United Teachers of Los Angeles president Alex Caputo-Pearl (Photo by Scott Heins/Getty Images)

In the summer of 2015, Alex Caputo-Pearl, president of United Teachers Los Angeles, gave a state of the union speech in which he alerted members to the dire necessity of raising dues by 33 percent. Without the increase, he said, UTLA would be “bankrupt or dramatically weakened” in the years to come.

Though there was considerable squawking from the rank-and-file, they ultimately approved the increase in February 2016.

Did the increase have an impressive effect on UTLA’s finances and avert a cataclysm to its bottom line? An examination of the union’s financial disclosure reports to the Internal Revenue Service both before and after the dues hike indicates it didn’t do much except pad UTLA’s payroll and bank account.

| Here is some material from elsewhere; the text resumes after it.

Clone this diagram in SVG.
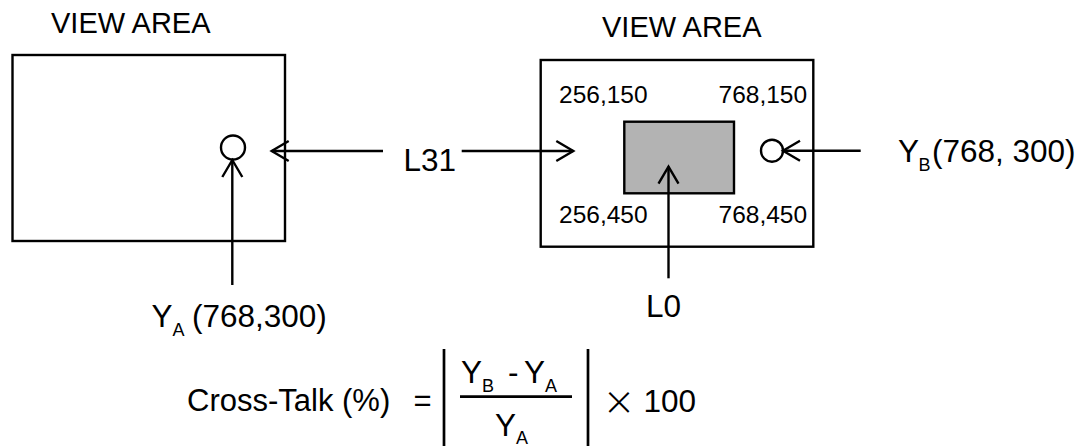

Before the increase went into effect, UTLA collected $41 million in dues, of which about $9.4 million was spent on officer and staff compensation. The union’s net worth was about $28.5 million, of which about $7.9 million was in non-interest-bearing cash. This hardly appears to be a case of impending doom.

The dues increase led to an additional $5.8 million in revenue, of which about $1.4 million was added to staff salaries and benefits. The number of UTLA employees earning more than $100,000 ballooned from 12 to 23 in just two years.

The union had other windfalls. Its legal expenses fell by more than one-third, and its accounting expenses by two-thirds.

So where did the bulk of the increase end up? In cash, apparently. UTLA’s non-interest-bearing cash assets stood at almost $11.6 million at the end of the 2017-18 school year, an increase of more than 47 percent in two years.

The dues hike might never have passed had it been sold to the membership as a means to boost staff compensation and add to already large bank account. There was never any danger of UTLA going bankrupt. But since the union’s dues increases no longer require a rank-and-file vote, its leaders no longer have to resort to subterfuge. They can pass dues hikes on their own.